Well, it is true that there wasn’t much along the coasts of the Carolinas to lure us to them, at least in our opinion, although we know lots of people who love them. Everything floods when it rains and stays really, really wet. So when one enters busy Charleston, it’s kind of like a little firework in the middle of an otherwise long, dark, wet tunnel. The region of Charleston is a bit crowded. Expansive, undulating and often handsome roads and bridges connect Charleston and its islands to each other, and it is relatively easy to navigate them, even when traffic-jammed. It’s not a place made for large vehicles like RVs, but rather for zippy cars that seem to be in a hurry to get from one place to another, unless, of course, one is headed to relaxing Folly Beach or stunning James Island County Park. When it rains and if it floods, spaces become lessened or fewer or tighter, or disappear all together. Entirely flooded yards make homes, churches and businesses islands unto themselves and leads one to wonder what the hell they are doing there anyway. But, like any place else, Charleston is home to so many, despite history, despite climate, despite hardship, and maybe even because of it. It does have its charm.

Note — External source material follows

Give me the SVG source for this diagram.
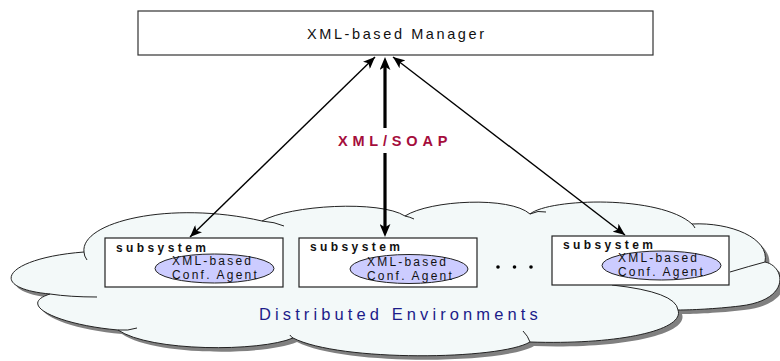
<svg xmlns="http://www.w3.org/2000/svg" width="780" height="361" viewBox="0 0 780 361">
<defs>
  <style>
    .box{fill:#ffffff;stroke:#222222;stroke-width:1.2}
    .ell{fill:#ccccff;stroke:#222222;stroke-width:1}
    .sub{font-family:"Liberation Sans",Arial,sans-serif;font-weight:bold;font-size:12px;letter-spacing:3.4px;fill:#111111}
    .agent{font-family:"Liberation Sans",Arial,sans-serif;font-size:12px;letter-spacing:2.2px;fill:#111111}
    .thin{stroke:#000000;stroke-width:1.4;fill:none}
    .thick{stroke:#000000;stroke-width:3.2;fill:none}
    .hook{fill:none;stroke:#222222;stroke-width:1}
  </style>
  <marker id="ah" viewBox="0 0 12 10" refX="12" refY="5" markerWidth="12" markerHeight="10" markerUnits="userSpaceOnUse" orient="auto-start-reverse">
    <path d="M0,0 L12,5 L0,10 L3,5 z" fill="#000"/>
  </marker>
  <marker id="ahb" viewBox="0 0 12 10" refX="12" refY="5" markerWidth="13" markerHeight="11" markerUnits="userSpaceOnUse" orient="auto-start-reverse">
    <path d="M0,0 L12,5 L0,10 L3,5 z" fill="#000"/>
  </marker>
  <path id="cloudPath" d="M84,252 C80,222 170,200 262,221 C290,205 380,200 405,216 C430,200 510,196 530,214 C550,198 660,195 692,224 C730,222 770,238 765,262 C785,266 792,300 740,306 C715,309 690,310 678,310 C685,330 620,345 530,342 C500,360 340,362 293,338 C260,352 150,352 118,330 C60,325 15,305 50,294 C-15,288 5,258 84,252 Z"/>
</defs>

<g id="cloud">
  <use href="#cloudPath" transform="translate(4,4)" fill="#808080"/>
  <use href="#cloudPath" fill="#f3f9f9" stroke="#222222" stroke-width="1"/>
  <path class="hook" d="M84,252 Q84,256 87,260"/>
  <path class="hook" d="M262,221 Q275,222 284,226"/>
  <path class="hook" d="M405,216 Q410,217 414,219"/>
  <path class="hook" d="M530,214 Q538,210 546,212"/>
  <path class="hook" d="M692,224 Q694,226 695,228"/>
  <path class="hook" d="M765,262 Q750,266 730,272"/>
  <path class="hook" d="M678,310 Q676,292 612,285"/>
  <path class="hook" d="M530,342 Q528,336 523,331"/>
  <path class="hook" d="M293,338 Q290,336 290,335"/>
  <path class="hook" d="M118,330 Q128,331 137,328"/>
  <path class="hook" d="M50,294 Q70,297 97,297"/>
  <text x="259" y="320" font-family="'Liberation Sans',Arial,sans-serif" font-size="16.5" letter-spacing="4.1" fill="#1c1c8a">Distributed Environments</text>
</g>

<g id="manager">
  <rect x="138" y="11" width="515" height="44" fill="#ffffff" stroke="#333333" stroke-width="1.2"/>
  <text x="307" y="39" font-family="'Liberation Sans',Arial,sans-serif" font-size="14.5" letter-spacing="2.6" fill="#111111">XML-based Manager</text>
</g>

<g id="subsystem1">
  <rect class="box" x="105" y="238" width="178" height="49"/>
  <text class="sub" x="116" y="252">subsystem</text>
  <ellipse class="ell" cx="214.5" cy="268.5" rx="59.5" ry="14.5"/>
  <text class="agent" x="172" y="265">XML-based</text>
  <text class="agent" x="172" y="279">Conf. Agent</text>
</g>

<g id="subsystem2">
  <rect class="box" x="299" y="238" width="178" height="49"/>
  <text class="sub" x="310" y="251">subsystem</text>
  <ellipse class="ell" cx="409" cy="269" rx="59" ry="14.5"/>
  <text class="agent" x="367" y="265.5">XML-based</text>
  <text class="agent" x="367" y="279.5">Conf. Agent</text>
</g>

<g id="ellipsis">
  <circle cx="498" cy="267" r="1.8" fill="#000"/>
  <circle cx="514.5" cy="267" r="1.8" fill="#000"/>
  <circle cx="531" cy="267" r="1.8" fill="#000"/>
</g>

<g id="subsystem3">
  <rect class="box" x="552" y="236" width="177" height="49"/>
  <text class="sub" x="563" y="249">subsystem</text>
  <ellipse class="ell" cx="661.5" cy="265.5" rx="59.5" ry="14.5"/>
  <text class="agent" x="618" y="262">XML-based</text>
  <text class="agent" x="618" y="276">Conf. Agent</text>
</g>

<g id="connectors">
  <line class="thin" x1="375" y1="57" x2="190" y2="237" marker-start="url(#ah)" marker-end="url(#ah)"/>
  <line class="thin" x1="393" y1="57" x2="625" y2="235" marker-start="url(#ah)" marker-end="url(#ah)"/>
  <line class="thick" x1="385" y1="128" x2="385" y2="66"/>
  <path d="M385,128 L385,57" fill="none" stroke="none" marker-end="url(#ahb)"/>
  <line class="thick" x1="385" y1="153" x2="385" y2="228"/>
  <path d="M385,153 L385,237" fill="none" stroke="none" marker-end="url(#ahb)"/>
  <text x="338" y="146" font-family="'Liberation Sans',Arial,sans-serif" font-size="14.5" font-weight="bold" letter-spacing="4.8" fill="#a50d3c">XML/SOAP</text>
</g>
</svg>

James Island County Park is one of Charleston’s charming factors. The state and county park systems in the South are much different than those in the North. Open all year round, they can offer more to those that visit and they are beautiful. We were stunned when we entered the park, which, during the winter season, is home to one of the largest Festival of Light shows in the country. It is very romantic walking or riding through the park and around the campground adorned with every assortment of holiday themes available.
Another gem of the county park system is Folly Beach, aka “The Edge of America.” Along with Oval Beach on Lake Michigan and Maui beaches in general, Folly Beach in Folly Beach is one of our new favorite places. It is impossible not to relax.
The park system here also encompasses historic places in the South, much to its credit. One of those locations is the newly acquired McLeod Plantation. It is a place like no other — humbling, restful, respectful, quiet, yet speaking. If you ever desire to visit a plantation, please go here. No frills, no flowers, no zoos or glamour, just the voices of the people that lived and worked there. It is a snapshot in time and touched a nerve in me. I would go back to Charleston just to spend more time at McLeod Plantation, to listen and learn.
There are also lots of farm markets around Charleston. We chose the Sunday Brunch Farmers Market on James Island, where I bought “the only okra in South Carolina,” according to the farmer that sold them to me. I also bought from him delicious arugula and the hottest peppers we’ve eaten to date.
South Carolina is not exactly pro-women. Initially rejecting the Nineteenth Amendment allowing women to vote, the South Carolina legislature later adopted the amendment on July 1, 1969. Furthermore, “as of 2015, South Carolina had one of the lowest percentages among all states of women in state legislature, at 13.5%.” In 2011, South Carolina was number one in the U.S. “in the rate of women killed by men.” However, South Carolina did allow same-sex marriages in 2014. (Wikipedia)
There are two Charlestons: One that goes “Chahls-ston” and another that goes “Chohrls-ton.” The former describes what websites and magazines will tell you, that Charleston is “known for its rich history, well-preserved architecture, distinguished restaurants, and mannerly people,” that “Charleston has received a large number of accolades, including ‘America’s Most Friendly [City]'” and that it is “the most polite and hospitable city in America.” (Wikipedia) Maybe that’s what many visitors love about Charleston. Indeed, folks were fine and the architecture interesting, particularly in the French Quarter near the Charleston Waterfront Park. Charleston is also known for shopping, which isn’t really our thing, but if it is yours, you will find many high-end vendors around the French Quarter, as well as restaurants. We ate exceptional gelato at Belgian Gelato that everyone should try. Adding to its uniqueness, nearby you will find the Old Slave Mart, constructed in 1859, where enslaved people were auctioned, as well as Fort Sumter, where the Civil War was “born.”
So. That is all a lot. As we travel, we like to know about the beginnings of a place and what makes it tick. It is impossible to ignore the dark and worn tapestry that is Charleston’s history — part of the history of this nation — making it difficult to love it, but not dislike it. I certainly wanted to know more, but the more I knew about specifics, the harder it was to write about it. I’m not sure that we would return for much more than the beach and a bit of history. But it may be for you. It is definitely worth a stop if you care about the history and psychology of the U.S. and/or want to get to know the South.
Charleston is kind of like a raw oyster: Difficult, a bit ugly and rough on the outside, but there is a tender bit of juicy meat on the inside of that tough exterior. It will not be for everyone, but those willing to explore might find something they really like. Beneath, behind and beyond Charleston — it has a lot to unpack, and it certainly unpacked me.
And, for the record, our Charleston has an “r,” y’all. Maybe we like it after all.